TASK STATEMENT:
Reproduce, word for word, the span of lines starting at the line holding "Convert this diagram to TikZ code." and ending at the line holding "(pv) at (283.5,263)". Omit every picture.

GIVEN DATA:
== == ==
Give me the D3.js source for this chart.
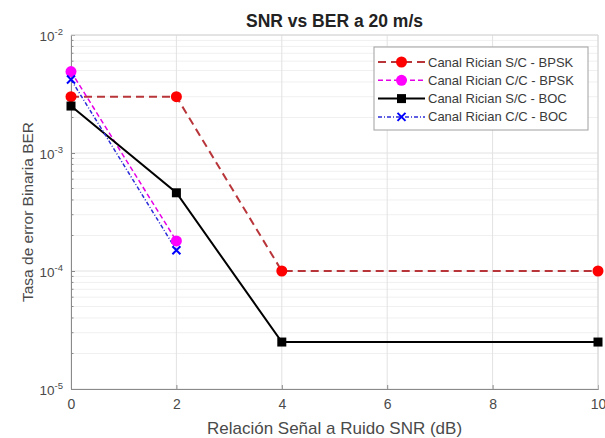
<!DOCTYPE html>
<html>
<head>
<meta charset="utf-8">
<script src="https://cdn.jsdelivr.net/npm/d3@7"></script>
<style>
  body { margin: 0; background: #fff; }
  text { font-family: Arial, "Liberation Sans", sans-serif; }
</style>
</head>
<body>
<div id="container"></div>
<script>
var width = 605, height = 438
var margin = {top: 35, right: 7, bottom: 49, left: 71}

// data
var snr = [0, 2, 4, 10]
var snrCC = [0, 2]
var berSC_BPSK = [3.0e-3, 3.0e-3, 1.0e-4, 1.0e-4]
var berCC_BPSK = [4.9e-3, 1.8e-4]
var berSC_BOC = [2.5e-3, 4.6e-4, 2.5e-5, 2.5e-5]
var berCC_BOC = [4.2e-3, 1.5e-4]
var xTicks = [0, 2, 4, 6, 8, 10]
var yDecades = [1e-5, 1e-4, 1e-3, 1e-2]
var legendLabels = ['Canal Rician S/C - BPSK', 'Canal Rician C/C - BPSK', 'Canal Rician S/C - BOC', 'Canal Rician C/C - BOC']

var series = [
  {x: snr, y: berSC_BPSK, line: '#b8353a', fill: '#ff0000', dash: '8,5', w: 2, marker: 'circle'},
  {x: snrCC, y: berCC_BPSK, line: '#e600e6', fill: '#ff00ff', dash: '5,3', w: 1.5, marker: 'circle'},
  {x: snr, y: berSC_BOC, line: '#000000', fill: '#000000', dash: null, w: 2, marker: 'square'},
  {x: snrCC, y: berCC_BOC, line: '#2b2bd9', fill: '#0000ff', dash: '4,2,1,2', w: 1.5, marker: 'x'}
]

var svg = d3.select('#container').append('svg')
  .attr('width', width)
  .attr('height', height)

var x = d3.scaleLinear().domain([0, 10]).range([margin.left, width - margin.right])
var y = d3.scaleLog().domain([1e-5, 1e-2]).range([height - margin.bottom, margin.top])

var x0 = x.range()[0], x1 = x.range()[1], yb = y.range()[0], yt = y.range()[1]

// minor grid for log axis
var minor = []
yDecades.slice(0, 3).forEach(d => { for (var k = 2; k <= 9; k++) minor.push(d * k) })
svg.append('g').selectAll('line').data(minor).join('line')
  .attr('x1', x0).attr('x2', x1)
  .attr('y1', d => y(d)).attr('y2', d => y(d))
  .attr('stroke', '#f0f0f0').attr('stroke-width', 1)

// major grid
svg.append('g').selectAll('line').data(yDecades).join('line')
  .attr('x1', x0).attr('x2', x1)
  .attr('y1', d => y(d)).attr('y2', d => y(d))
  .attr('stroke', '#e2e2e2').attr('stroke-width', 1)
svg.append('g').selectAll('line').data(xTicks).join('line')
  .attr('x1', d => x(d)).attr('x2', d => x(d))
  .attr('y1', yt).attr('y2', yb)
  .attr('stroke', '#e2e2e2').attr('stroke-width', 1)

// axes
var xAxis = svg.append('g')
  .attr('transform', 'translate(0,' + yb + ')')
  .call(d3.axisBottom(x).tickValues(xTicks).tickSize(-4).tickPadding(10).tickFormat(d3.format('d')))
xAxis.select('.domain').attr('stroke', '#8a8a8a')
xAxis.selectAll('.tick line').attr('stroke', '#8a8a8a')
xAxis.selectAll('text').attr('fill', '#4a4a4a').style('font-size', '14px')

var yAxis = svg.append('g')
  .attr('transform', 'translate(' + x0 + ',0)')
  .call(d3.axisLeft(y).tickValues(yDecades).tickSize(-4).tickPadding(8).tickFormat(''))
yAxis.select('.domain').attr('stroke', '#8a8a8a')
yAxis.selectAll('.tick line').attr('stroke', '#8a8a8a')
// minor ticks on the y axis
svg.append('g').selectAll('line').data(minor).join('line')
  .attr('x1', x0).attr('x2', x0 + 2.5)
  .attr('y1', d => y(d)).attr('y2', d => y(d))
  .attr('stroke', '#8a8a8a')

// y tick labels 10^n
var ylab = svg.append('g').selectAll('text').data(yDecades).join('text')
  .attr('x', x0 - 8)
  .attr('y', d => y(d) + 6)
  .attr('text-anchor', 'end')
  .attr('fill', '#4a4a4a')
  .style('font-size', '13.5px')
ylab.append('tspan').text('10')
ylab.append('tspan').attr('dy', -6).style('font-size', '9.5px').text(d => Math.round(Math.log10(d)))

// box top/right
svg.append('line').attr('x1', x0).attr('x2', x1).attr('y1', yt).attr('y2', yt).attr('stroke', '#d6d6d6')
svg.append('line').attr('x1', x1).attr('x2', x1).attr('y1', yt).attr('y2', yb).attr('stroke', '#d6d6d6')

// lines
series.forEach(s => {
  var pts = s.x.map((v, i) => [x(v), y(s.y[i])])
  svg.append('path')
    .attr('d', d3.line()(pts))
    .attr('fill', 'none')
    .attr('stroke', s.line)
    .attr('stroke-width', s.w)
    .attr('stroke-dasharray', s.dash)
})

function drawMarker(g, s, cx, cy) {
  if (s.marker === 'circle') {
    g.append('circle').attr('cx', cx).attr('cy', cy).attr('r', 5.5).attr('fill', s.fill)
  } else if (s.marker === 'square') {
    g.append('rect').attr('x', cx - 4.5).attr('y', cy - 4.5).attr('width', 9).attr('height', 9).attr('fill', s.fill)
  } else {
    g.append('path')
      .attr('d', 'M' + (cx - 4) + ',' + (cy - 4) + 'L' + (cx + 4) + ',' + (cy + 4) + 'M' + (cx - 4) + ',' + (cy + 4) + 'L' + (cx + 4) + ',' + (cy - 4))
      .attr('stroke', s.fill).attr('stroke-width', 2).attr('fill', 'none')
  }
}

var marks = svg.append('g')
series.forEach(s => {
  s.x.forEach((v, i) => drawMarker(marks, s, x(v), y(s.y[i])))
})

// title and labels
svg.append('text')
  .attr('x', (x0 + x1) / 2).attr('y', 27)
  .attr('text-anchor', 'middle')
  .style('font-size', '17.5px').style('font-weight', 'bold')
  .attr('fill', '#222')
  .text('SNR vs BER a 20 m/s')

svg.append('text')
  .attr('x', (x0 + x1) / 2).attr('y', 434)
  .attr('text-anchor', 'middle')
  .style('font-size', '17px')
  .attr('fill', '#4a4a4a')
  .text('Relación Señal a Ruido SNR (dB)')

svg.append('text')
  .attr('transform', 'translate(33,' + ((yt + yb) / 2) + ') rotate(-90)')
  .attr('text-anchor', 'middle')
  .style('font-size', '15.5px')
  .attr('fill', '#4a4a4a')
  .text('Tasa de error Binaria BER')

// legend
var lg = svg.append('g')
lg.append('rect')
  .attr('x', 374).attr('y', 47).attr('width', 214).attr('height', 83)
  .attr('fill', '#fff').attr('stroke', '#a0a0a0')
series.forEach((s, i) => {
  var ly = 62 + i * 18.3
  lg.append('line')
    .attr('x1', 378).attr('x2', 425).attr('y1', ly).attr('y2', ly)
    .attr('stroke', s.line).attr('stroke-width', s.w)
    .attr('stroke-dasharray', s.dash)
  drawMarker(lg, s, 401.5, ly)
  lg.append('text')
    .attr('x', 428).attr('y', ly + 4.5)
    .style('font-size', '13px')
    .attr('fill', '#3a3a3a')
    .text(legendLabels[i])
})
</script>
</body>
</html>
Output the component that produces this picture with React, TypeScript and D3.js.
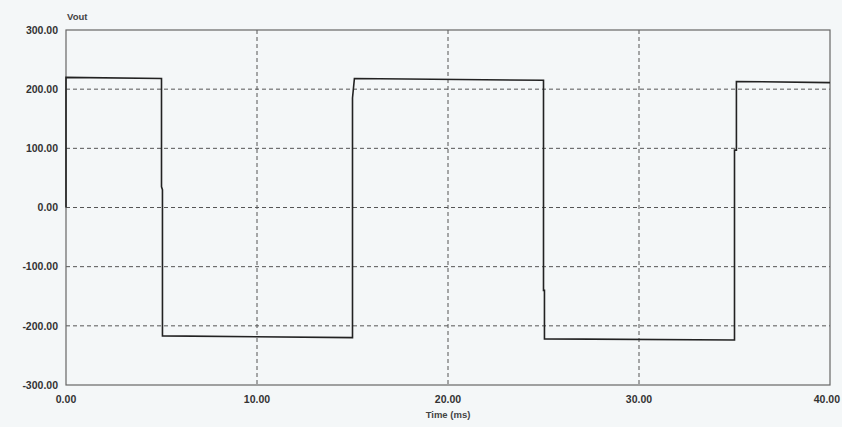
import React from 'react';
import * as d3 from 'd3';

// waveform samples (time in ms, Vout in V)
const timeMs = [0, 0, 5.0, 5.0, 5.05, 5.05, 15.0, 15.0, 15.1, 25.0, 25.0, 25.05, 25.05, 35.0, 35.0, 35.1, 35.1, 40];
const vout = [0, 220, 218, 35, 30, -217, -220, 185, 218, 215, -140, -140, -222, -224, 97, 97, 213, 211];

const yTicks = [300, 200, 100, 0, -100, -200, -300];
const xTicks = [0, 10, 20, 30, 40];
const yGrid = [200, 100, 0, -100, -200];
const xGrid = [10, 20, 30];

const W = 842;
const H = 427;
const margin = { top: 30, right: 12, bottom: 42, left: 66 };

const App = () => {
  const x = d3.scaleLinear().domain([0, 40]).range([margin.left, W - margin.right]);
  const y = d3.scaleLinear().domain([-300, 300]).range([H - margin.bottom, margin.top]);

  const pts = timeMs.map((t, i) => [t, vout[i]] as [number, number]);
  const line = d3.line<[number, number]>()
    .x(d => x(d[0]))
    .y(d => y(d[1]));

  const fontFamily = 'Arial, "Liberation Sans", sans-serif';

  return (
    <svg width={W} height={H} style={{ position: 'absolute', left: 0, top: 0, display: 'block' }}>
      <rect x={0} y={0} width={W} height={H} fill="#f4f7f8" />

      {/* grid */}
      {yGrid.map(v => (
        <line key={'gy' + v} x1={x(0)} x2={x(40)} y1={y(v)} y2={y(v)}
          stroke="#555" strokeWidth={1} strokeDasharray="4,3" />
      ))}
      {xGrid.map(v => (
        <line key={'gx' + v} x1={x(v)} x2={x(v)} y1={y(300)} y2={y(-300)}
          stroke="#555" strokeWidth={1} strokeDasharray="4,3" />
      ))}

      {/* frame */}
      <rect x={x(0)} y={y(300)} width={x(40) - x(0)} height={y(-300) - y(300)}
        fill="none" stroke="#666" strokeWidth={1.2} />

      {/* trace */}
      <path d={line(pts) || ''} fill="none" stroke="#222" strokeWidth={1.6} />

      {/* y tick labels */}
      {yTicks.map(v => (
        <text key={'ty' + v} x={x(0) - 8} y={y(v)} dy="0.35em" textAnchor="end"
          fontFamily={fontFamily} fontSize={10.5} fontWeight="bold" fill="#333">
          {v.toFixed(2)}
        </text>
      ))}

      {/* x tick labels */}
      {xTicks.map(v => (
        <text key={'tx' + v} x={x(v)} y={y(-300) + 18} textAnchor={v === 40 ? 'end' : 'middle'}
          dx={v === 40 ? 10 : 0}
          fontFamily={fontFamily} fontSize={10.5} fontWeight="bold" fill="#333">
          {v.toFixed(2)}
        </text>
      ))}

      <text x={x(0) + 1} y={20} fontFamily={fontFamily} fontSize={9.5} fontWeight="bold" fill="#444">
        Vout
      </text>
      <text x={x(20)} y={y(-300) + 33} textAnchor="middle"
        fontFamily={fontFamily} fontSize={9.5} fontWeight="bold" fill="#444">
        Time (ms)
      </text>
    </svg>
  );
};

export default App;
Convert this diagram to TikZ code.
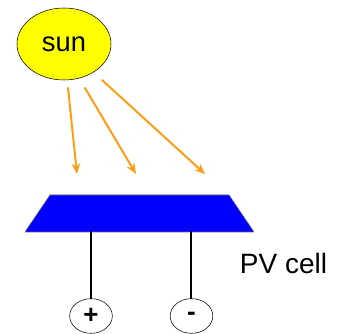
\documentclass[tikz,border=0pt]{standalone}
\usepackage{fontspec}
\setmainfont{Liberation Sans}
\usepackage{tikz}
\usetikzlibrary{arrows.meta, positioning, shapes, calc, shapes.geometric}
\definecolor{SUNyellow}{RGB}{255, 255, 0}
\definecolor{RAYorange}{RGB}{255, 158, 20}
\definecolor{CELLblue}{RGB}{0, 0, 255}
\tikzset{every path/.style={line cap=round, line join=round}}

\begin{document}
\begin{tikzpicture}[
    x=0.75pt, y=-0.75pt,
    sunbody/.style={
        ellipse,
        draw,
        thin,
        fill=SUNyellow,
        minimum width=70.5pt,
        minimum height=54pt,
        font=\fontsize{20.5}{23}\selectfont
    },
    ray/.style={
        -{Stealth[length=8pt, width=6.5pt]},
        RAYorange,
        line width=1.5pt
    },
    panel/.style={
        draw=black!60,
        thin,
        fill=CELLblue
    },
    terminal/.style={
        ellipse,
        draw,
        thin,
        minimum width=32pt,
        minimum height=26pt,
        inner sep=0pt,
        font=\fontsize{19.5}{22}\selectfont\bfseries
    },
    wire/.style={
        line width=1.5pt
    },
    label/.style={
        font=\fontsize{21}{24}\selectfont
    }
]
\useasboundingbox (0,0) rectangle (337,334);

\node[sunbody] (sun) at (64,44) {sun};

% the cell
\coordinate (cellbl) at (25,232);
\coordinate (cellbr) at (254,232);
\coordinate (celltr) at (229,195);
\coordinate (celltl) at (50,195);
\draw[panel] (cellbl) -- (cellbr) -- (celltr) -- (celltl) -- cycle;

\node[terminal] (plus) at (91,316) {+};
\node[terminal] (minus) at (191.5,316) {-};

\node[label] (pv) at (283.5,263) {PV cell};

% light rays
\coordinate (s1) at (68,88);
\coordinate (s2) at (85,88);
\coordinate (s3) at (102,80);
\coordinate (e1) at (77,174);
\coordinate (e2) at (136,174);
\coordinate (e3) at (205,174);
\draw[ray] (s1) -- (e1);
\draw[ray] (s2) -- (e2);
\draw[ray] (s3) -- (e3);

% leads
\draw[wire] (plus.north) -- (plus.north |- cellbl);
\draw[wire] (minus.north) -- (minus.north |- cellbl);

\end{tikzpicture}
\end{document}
== == ==
ANSWER IN FULL:
Convert this diagram to TikZ code.
\documentclass[tikz,border=0pt]{standalone}
\usepackage{fontspec}
\setmainfont{Liberation Sans}
\usepackage{tikz}
\usetikzlibrary{arrows.meta, positioning, shapes, calc, shapes.geometric}
\definecolor{SUNyellow}{RGB}{255, 255, 0}
\definecolor{RAYorange}{RGB}{255, 158, 20}
\definecolor{CELLblue}{RGB}{0, 0, 255}
\tikzset{every path/.style={line cap=round, line join=round}}

\begin{document}
\begin{tikzpicture}[
    x=0.75pt, y=-0.75pt,
    sunbody/.style={
        ellipse,
        draw,
        thin,
        fill=SUNyellow,
        minimum width=70.5pt,
        minimum height=54pt,
        font=\fontsize{20.5}{23}\selectfont
    },
    ray/.style={
        -{Stealth[length=8pt, width=6.5pt]},
        RAYorange,
        line width=1.5pt
    },
    panel/.style={
        draw=black!60,
        thin,
        fill=CELLblue
    },
    terminal/.style={
        ellipse,
        draw,
        thin,
        minimum width=32pt,
        minimum height=26pt,
        inner sep=0pt,
        font=\fontsize{19.5}{22}\selectfont\bfseries
    },
    wire/.style={
        line width=1.5pt
    },
    label/.style={
        font=\fontsize{21}{24}\selectfont
    }
]
\useasboundingbox (0,0) rectangle (337,334);

\node[sunbody] (sun) at (64,44) {sun};

% the cell
\coordinate (cellbl) at (25,232);
\coordinate (cellbr) at (254,232);
\coordinate (celltr) at (229,195);
\coordinate (celltl) at (50,195);
\draw[panel] (cellbl) -- (cellbr) -- (celltr) -- (celltl) -- cycle;

\node[terminal] (plus) at (91,316) {+};
\node[terminal] (minus) at (191.5,316) {-};

\node[label] (pv) at (283.5,263) {PV cell};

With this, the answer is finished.